En la primera etapa de su extensa obra, más precisamente en el prolífico período 1969-1970 (realizó nada menos que diez films), Fassbinder hace gala de sus primeras influencias: el teatro, que dio las bases para la construcción del espacio, Jean Marie Straub de quién heredó la omnipresencia del encuadre, Jean Luc Gódard, cuyas obras Sin Aliento y Vivir su vida motivaron algunos personajes marginales de El amor es más frío que la muerte, Katzelmacher o Dioses de la peste y, finalmente, Pier Paolo Pasolini, que asoma en el carácter sagrado de El viaje de Nicklauhausen.
Ya desde su temprana vocación cinéfila, Fassbinder sabía que mucho debía aprender del cine de Hollywood, de su prolijidad narrativa, de la intensidad de sus melodramas y del romance con el público masivo. Al cuestionarse el vínculo entre su cine y la gente, no pudo escapar a la influencia de Douglas Sirk, al que reivindicaba por encima de Jean Luc Gódard y Max Ophüls.
Sirk logró crear una maquinaria fílmica que tenía como eje el melodrama y que atraía al gran público. RWF sostenía, seguramente pensando en esta cualidad de su compatriota radicado en Estados Unidos, que “el buen director de cine es capaz de conseguir un final feliz que te deje insatisfecho. Sabes que algo no funciona, que no puede acabar así”; ejemplos de esto son los recordados melodramas sirkianos Escrito en el viento y Lo que el cielo nos da, que le sirvieron de inspiración sobre todo en La angustia corroe el alma, film por el cual Fassbinder fue reconocido en Cannes y afianzó su carrera internacional. El amor no correspondido emerge de sus films más autobiográficos como La ley del más fuerte o Las amargas lágrimas de Petra Von Kant, donde la esencia misma del melodrama nutre su tesis acerca de los desencuentros entre las personas.
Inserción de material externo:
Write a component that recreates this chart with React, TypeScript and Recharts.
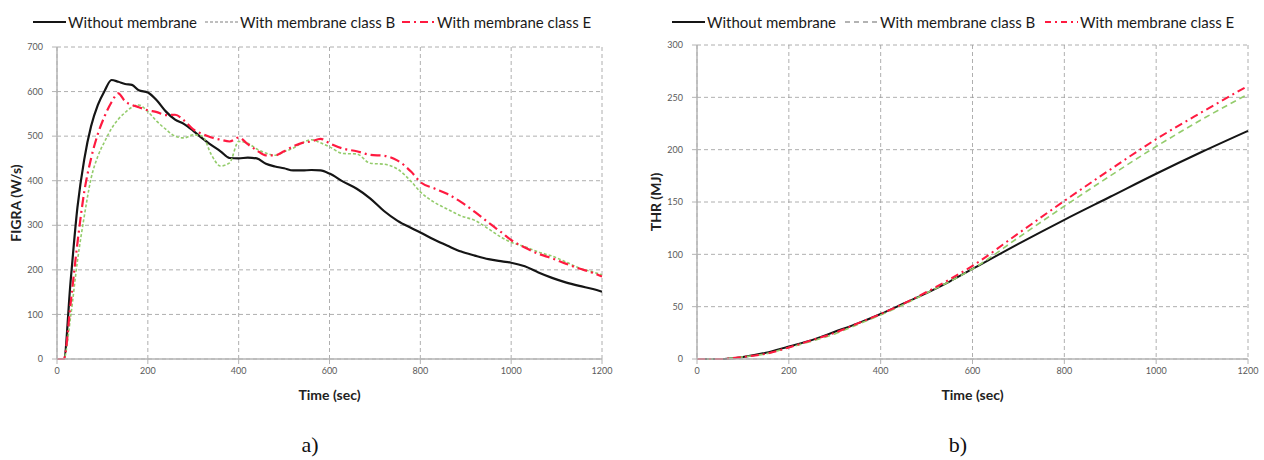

De los recursos fílmicos más usados por RWF, el encuadre multiplicado es el que delinea las prisiones a las que se somete el hombre (el matrimonio, la familia o, aún peor, la ideología fascista) y que lo complican hasta hundirlo en un inexorable abismo. En el uso de este elemento del lenguaje cinematográfico también se observa la influencia de Sirk para quién “la filosofía de un director de cine está en la iluminación y los encuadres”.
A pesar del carácter opresivo de sus films y gracias a otra importante herencia, la del teatro brechtiano, el cine fassbinderiano privilegia una distancia que motiva la reflexión. Militante de sus convicciones, el talentoso director, actor y escritor, alcanzará reconocimiento internacional en la etapa de sus embriagados manifiestos sobre la libertad, como El matrimonio de María Braun, Lili Marlen o La ansiedad de Verónica Voss.
Abordar la filmografía del enfant terrible del cine alemán es una tarea imprescindible que implica sumergirse, sin vacilaciones, en las profundidades de la miseria humana, allí donde unas fronterizas criaturas se desnudan y sepultan, irremediablemente, sus ilusiones.